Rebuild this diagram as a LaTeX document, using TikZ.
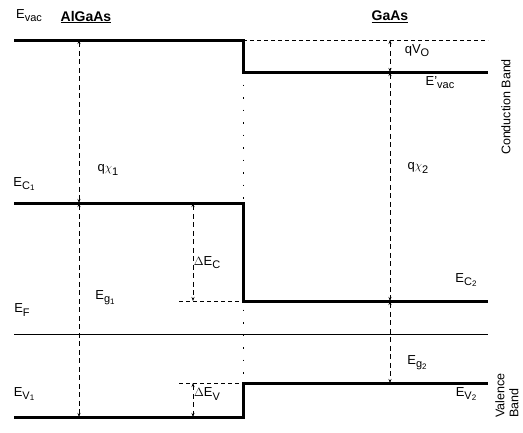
\documentclass[tikz,border=0pt]{standalone}
\usepackage{fontspec}
\setmainfont{Liberation Sans}
\usetikzlibrary{arrows.meta}
\newcommand{\lsub}[1]{\raisebox{-0.45ex}{\fontsize{11}{11}\selectfont #1}}
\newcommand{\ssub}[1]{\raisebox{-0.3ex}{\fontsize{8}{8}\selectfont #1}}
\begin{document}
\begin{tikzpicture}[x=1pt,y=-1pt,
  band/.style={line width=3pt},
  thin/.style={line width=0.8pt},
  guide/.style={line width=0.7pt,dash pattern=on 4pt off 3pt},
  dotline/.style={line width=0.9pt,dash pattern=on 1.5pt off 11pt},
  dim/.style={line width=0.7pt,dash pattern=on 5pt off 3.5pt,{Stealth[length=4pt,width=3pt]}-{Stealth[length=4pt,width=3pt]}},
  lab/.style={inner sep=0pt,font=\fontsize{13}{15}\selectfont},
  ttl/.style={inner sep=0pt,font=\fontsize{14}{16}\selectfont\bfseries}]
\useasboundingbox (0,0) rectangle (523,432);
% level coordinates
\coordinate (v1L) at (14,40);   \coordinate (v1R) at (243,40);
\coordinate (v2L) at (243,72);  \coordinate (v2R) at (488,72);
\coordinate (dvR) at (488,40);
\coordinate (c1L) at (14,203);  \coordinate (c1R) at (243,203);
\coordinate (c2L) at (243,301); \coordinate (c2R) at (488,301);
\coordinate (dcL) at (179,301);
\coordinate (fL) at (14,334);   \coordinate (fR) at (488,334);
\coordinate (w2L) at (243,383); \coordinate (w2R) at (488,383);
\coordinate (dwL) at (179,383);
\coordinate (w1L) at (14,417);  \coordinate (w1R) at (243,417);
% dimension points
\coordinate (a0) at (79,40); \coordinate (a1) at (79,203); \coordinate (a2) at (79,417);
\coordinate (b0) at (193,203); \coordinate (b1) at (193,301);
\coordinate (b2) at (193,383); \coordinate (b3) at (193,417);
\coordinate (g0) at (390,40); \coordinate (g1) at (390,72);
\coordinate (g2) at (390,301); \coordinate (g3) at (390,383);
% guides
\draw[guide] (v1R) -- (dvR);
\draw[guide] (dcL) -- (c2L);
\draw[guide] (dwL) -- (w2L);
\draw[dotline] (v2L) -- (w2L);
% bands
\draw[band] (v1L) -- (v1R) -- (v2L) -- (v2R);
\draw[band] (c1L) -- (c1R) -- (c2L) -- (c2R);
\draw[band] (w1L) -- (w1R) -- (w2L) -- (w2R);
\draw[thin] (fL) -- (fR);
% dimensions
\draw[dim] (a0) -- (a1);
\draw[dim] (a1) -- (a2);
\draw[dim] (b0) -- (b1);
\draw[dim] (b2) -- (b3);
\draw[dim] (g0) -- (g1);
\draw[dim] (g1) -- (g2);
\draw[dim] (g2) -- (g3);
% labels
\node[lab] (tEvac) at (29,16) {E\lsub{vac}};
\node[lab,font=\fontsize{14}{16}\selectfont\bfseries] (tAl) at (86,17) {\underline{AlGaAs}};
\node[ttl] (tGa) at (390,17) {\underline{GaAs}};
\node[lab] (tqV) at (417,51) {qV\lsub{O}};
\node[lab] (tEv2) at (440,83) {E'\lsub{vac}};
\node[lab] (tqx1) at (108,170) {q$\chi$\lsub{1}};
\node[lab] (tEC1) at (24,184) {E\lsub{C\ssub{1}}};
\node[lab] (tdEC) at (207,263) {$\Delta$E\lsub{C}};
\node[lab] (tEg1) at (105,298) {E\lsub{g\ssub{1}}};
\node[lab] (tEF) at (22,310) {E\lsub{F}};
\node[lab] (tqx2) at (418,168) {q$\chi$\lsub{2}};
\node[lab] (tEC2) at (466,280) {E\lsub{C\ssub{2}}};
\node[lab] (tEg2) at (417,363) {E\lsub{g\ssub{2}}};
\node[lab] (tEV1) at (24,394) {E\lsub{V\ssub{1}}};
\node[lab] (tdEV) at (207,394) {$\Delta$E\lsub{V}};
\node[lab] (tEV2) at (466,394) {E\lsub{V\ssub{2}}};
\node[lab,rotate=90,font=\fontsize{12.5}{14}\selectfont] (tCB) at (506,107) {Conduction Band};
\node[lab,rotate=90,align=left,anchor=west,font=\fontsize{12.5}{14}\selectfont] (tVB) at (507,418) {Valence\\Band};
\end{tikzpicture}
\end{document}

| Given request |
Quote each line of the listing exactly, but leave the pictures out.

| Written response |
Rebuild this diagram as a LaTeX document, using TikZ.
\documentclass[tikz,border=0pt]{standalone}
\usepackage{fontspec}
\setmainfont{Liberation Sans}
\usetikzlibrary{arrows.meta}
\newcommand{\lsub}[1]{\raisebox{-0.45ex}{\fontsize{11}{11}\selectfont #1}}
\newcommand{\ssub}[1]{\raisebox{-0.3ex}{\fontsize{8}{8}\selectfont #1}}
\begin{document}
\begin{tikzpicture}[x=1pt,y=-1pt,
  band/.style={line width=3pt},
  thin/.style={line width=0.8pt},
  guide/.style={line width=0.7pt,dash pattern=on 4pt off 3pt},
  dotline/.style={line width=0.9pt,dash pattern=on 1.5pt off 11pt},
  dim/.style={line width=0.7pt,dash pattern=on 5pt off 3.5pt,{Stealth[length=4pt,width=3pt]}-{Stealth[length=4pt,width=3pt]}},
  lab/.style={inner sep=0pt,font=\fontsize{13}{15}\selectfont},
  ttl/.style={inner sep=0pt,font=\fontsize{14}{16}\selectfont\bfseries}]
\useasboundingbox (0,0) rectangle (523,432);
% level coordinates
\coordinate (v1L) at (14,40);   \coordinate (v1R) at (243,40);
\coordinate (v2L) at (243,72);  \coordinate (v2R) at (488,72);
\coordinate (dvR) at (488,40);
\coordinate (c1L) at (14,203);  \coordinate (c1R) at (243,203);
\coordinate (c2L) at (243,301); \coordinate (c2R) at (488,301);
\coordinate (dcL) at (179,301);
\coordinate (fL) at (14,334);   \coordinate (fR) at (488,334);
\coordinate (w2L) at (243,383); \coordinate (w2R) at (488,383);
\coordinate (dwL) at (179,383);
\coordinate (w1L) at (14,417);  \coordinate (w1R) at (243,417);
% dimension points
\coordinate (a0) at (79,40); \coordinate (a1) at (79,203); \coordinate (a2) at (79,417);
\coordinate (b0) at (193,203); \coordinate (b1) at (193,301);
\coordinate (b2) at (193,383); \coordinate (b3) at (193,417);
\coordinate (g0) at (390,40); \coordinate (g1) at (390,72);
\coordinate (g2) at (390,301); \coordinate (g3) at (390,383);
% guides
\draw[guide] (v1R) -- (dvR);
\draw[guide] (dcL) -- (c2L);
\draw[guide] (dwL) -- (w2L);
\draw[dotline] (v2L) -- (w2L);
% bands
\draw[band] (v1L) -- (v1R) -- (v2L) -- (v2R);
\draw[band] (c1L) -- (c1R) -- (c2L) -- (c2R);
\draw[band] (w1L) -- (w1R) -- (w2L) -- (w2R);
\draw[thin] (fL) -- (fR);
% dimensions
\draw[dim] (a0) -- (a1);
\draw[dim] (a1) -- (a2);
\draw[dim] (b0) -- (b1);
\draw[dim] (b2) -- (b3);
\draw[dim] (g0) -- (g1);
\draw[dim] (g1) -- (g2);
\draw[dim] (g2) -- (g3);
% labels
\node[lab] (tEvac) at (29,16) {E\lsub{vac}};
\node[lab,font=\fontsize{14}{16}\selectfont\bfseries] (tAl) at (86,17) {\underline{AlGaAs}};
\node[ttl] (tGa) at (390,17) {\underline{GaAs}};
\node[lab] (tqV) at (417,51) {qV\lsub{O}};
\node[lab] (tEv2) at (440,83) {E'\lsub{vac}};
\node[lab] (tqx1) at (108,170) {q$\chi$\lsub{1}};
\node[lab] (tEC1) at (24,184) {E\lsub{C\ssub{1}}};
\node[lab] (tdEC) at (207,263) {$\Delta$E\lsub{C}};
\node[lab] (tEg1) at (105,298) {E\lsub{g\ssub{1}}};
\node[lab] (tEF) at (22,310) {E\lsub{F}};
\node[lab] (tqx2) at (418,168) {q$\chi$\lsub{2}};
\node[lab] (tEC2) at (466,280) {E\lsub{C\ssub{2}}};
\node[lab] (tEg2) at (417,363) {E\lsub{g\ssub{2}}};
\node[lab] (tEV1) at (24,394) {E\lsub{V\ssub{1}}};
\node[lab] (tdEV) at (207,394) {$\Delta$E\lsub{V}};
\node[lab] (tEV2) at (466,394) {E\lsub{V\ssub{2}}};
\node[lab,rotate=90,font=\fontsize{12.5}{14}\selectfont] (tCB) at (506,107) {Conduction Band};
\node[lab,rotate=90,align=left,anchor=west,font=\fontsize{12.5}{14}\selectfont] (tVB) at (507,418) {Valence\\Band};
\end{tikzpicture}
\end{document}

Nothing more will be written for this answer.